The development of a new ASSB should not only benefit BMW itself – with its activities, the company also plans to support the ramp-up of a European cell and battery value chain. The corresponding development activities are being funded by the state within the framework of two IPCEIs (Important Projects of Common European Interest).
The aim of the development is a new class of vehicles, explained BMW CEO Oliver Zipse. “We want to significantly increase the energy density of the cells and at the same time reduce the costs of material use and production. We will also significantly reduce the use of primary material to ensure a truly ‘green’ battery,” he said.
ASSBs, unlike lithium-ion batteries commonly used today, have a solid electrolyte. The preferred materials under discussion are polymers or ceramics. The most important advantage of solid-state batteries is a higher energy density; they can also be charged faster. Another advantage is that such batteries are supposed to be easier to recycle than today’s batteries.
With this battery generation, BMW hopes to reach the level of the most modern combustion engines in terms of range and manufacturing costs. For this e-generation of BMW e-drive technology, the company is currently evaluating different cell formats, cell chemistries and also cell modules. A key objective is to design truly green, low-CO2 and recyclable batteries.
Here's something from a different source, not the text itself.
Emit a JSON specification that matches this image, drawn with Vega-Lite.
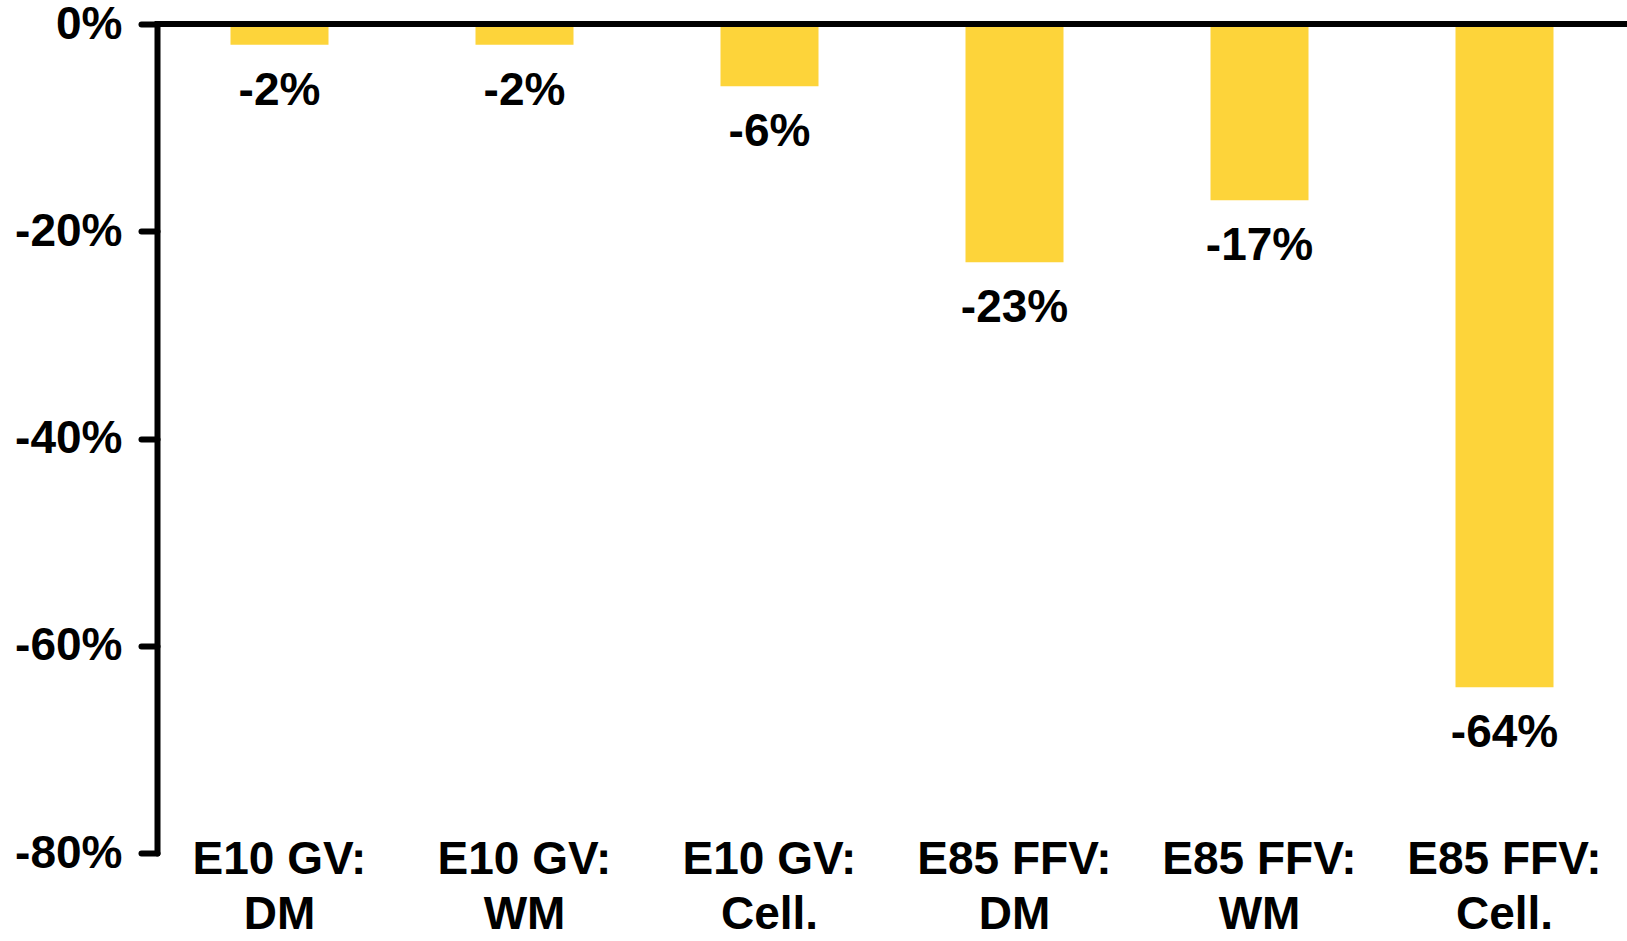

Frank Weber, Member of the Board of Management for Development at BMW AG: “We are developing the battery cell of the future: it will be powerful, safe, cost-effective and recyclable – from the selection of materials to recyclability after use in the vehicle to recycling. All this will be created in a European value chain.”
BMW is already involved in the development of “green” battery technologies. In the current generation, for example, the company’s engineers succeeded in reducing the proportion of cobalt, which is considered problematic, in the cathode material from 33 per cent to 10 per cent; at the same time, the nickel content increased to around 80 per cent. To minimise the consumption of primary resources, up to 50 per cent recycled nickel is already used in the high-voltage storage system of the new BMW iX.
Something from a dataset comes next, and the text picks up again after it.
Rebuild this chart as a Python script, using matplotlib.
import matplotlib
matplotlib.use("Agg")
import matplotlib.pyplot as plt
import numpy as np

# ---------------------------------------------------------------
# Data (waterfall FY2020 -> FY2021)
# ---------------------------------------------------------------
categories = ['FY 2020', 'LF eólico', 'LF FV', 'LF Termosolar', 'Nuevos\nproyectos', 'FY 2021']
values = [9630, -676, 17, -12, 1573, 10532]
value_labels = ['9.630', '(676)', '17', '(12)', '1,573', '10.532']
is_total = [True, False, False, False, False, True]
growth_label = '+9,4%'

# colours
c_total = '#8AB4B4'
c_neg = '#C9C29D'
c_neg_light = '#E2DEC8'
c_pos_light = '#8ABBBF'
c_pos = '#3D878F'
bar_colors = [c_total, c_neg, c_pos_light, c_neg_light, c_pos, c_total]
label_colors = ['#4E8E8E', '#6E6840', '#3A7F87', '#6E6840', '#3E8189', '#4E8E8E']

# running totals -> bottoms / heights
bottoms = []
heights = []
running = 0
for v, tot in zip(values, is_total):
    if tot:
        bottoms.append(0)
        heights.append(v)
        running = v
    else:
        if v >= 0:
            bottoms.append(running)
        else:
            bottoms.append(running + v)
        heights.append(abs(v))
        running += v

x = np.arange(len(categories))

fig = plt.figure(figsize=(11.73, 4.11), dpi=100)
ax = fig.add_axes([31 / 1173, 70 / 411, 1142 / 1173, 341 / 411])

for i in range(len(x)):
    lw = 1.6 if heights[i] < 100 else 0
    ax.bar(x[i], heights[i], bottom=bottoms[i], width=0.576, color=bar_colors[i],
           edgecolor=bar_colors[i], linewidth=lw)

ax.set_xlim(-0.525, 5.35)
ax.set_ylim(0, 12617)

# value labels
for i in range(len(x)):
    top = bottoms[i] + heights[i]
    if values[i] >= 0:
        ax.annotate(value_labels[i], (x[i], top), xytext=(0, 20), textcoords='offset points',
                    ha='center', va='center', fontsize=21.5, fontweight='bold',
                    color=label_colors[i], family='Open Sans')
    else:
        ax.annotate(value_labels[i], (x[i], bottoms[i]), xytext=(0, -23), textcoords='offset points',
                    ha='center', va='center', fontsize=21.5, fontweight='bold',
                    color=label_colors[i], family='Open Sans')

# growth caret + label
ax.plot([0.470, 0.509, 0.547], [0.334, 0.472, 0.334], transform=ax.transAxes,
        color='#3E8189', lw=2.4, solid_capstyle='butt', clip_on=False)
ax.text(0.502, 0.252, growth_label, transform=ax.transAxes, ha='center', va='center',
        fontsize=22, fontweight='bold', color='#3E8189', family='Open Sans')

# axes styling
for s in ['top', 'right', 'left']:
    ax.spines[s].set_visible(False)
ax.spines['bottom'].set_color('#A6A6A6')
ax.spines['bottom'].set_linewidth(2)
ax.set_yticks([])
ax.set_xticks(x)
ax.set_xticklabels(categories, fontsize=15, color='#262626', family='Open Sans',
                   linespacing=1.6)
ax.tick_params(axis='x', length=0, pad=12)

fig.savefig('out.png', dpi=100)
At the same time as announcing the battery plans, the company also gave an update on its electrification roadmap: In the coming years, BMW plans to launch fully electric versions of the high-volume BMW 5 Series and the BMW X1. In addition, in the luxury segment, there will be the 7 Series as well as the successor to the MINI Countryman and other models. By 2023, the Munich-based company aims to have at least one fully electric model on the road in each of 90 per cent of its current market segments.
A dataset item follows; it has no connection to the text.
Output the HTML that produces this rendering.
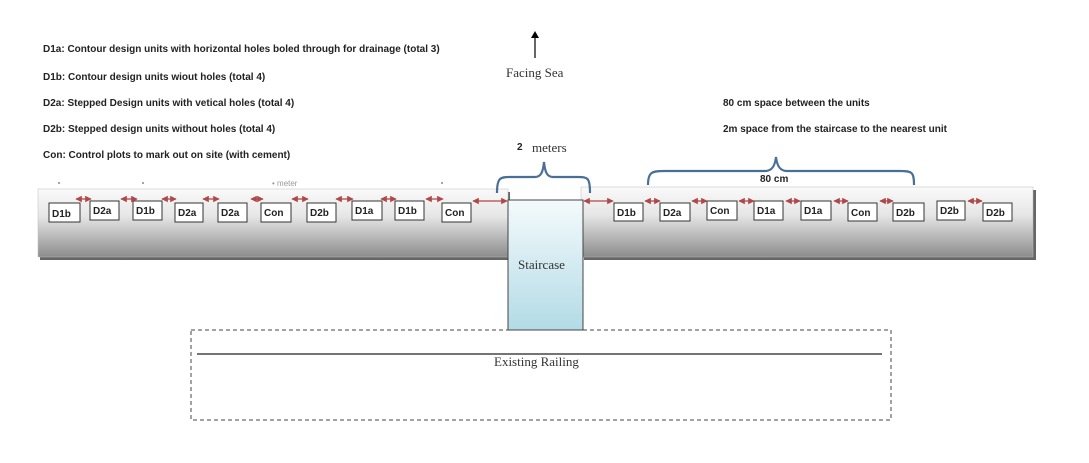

By 2025, BMW wants to increase sales of fully electric models by an average of more than 50 per cent annually and thus more than tenfold compared to 2020. In total, the company will have delivered around two million fully electric vehicles to customers by the end of 2025.
Based on current market expectations, BMW expects that at least 50 per cent of its global sales will consist of fully electric vehicles in 2030. In total, the company will thus put around ten million fully electric vehicles on the road in the next ten years or so.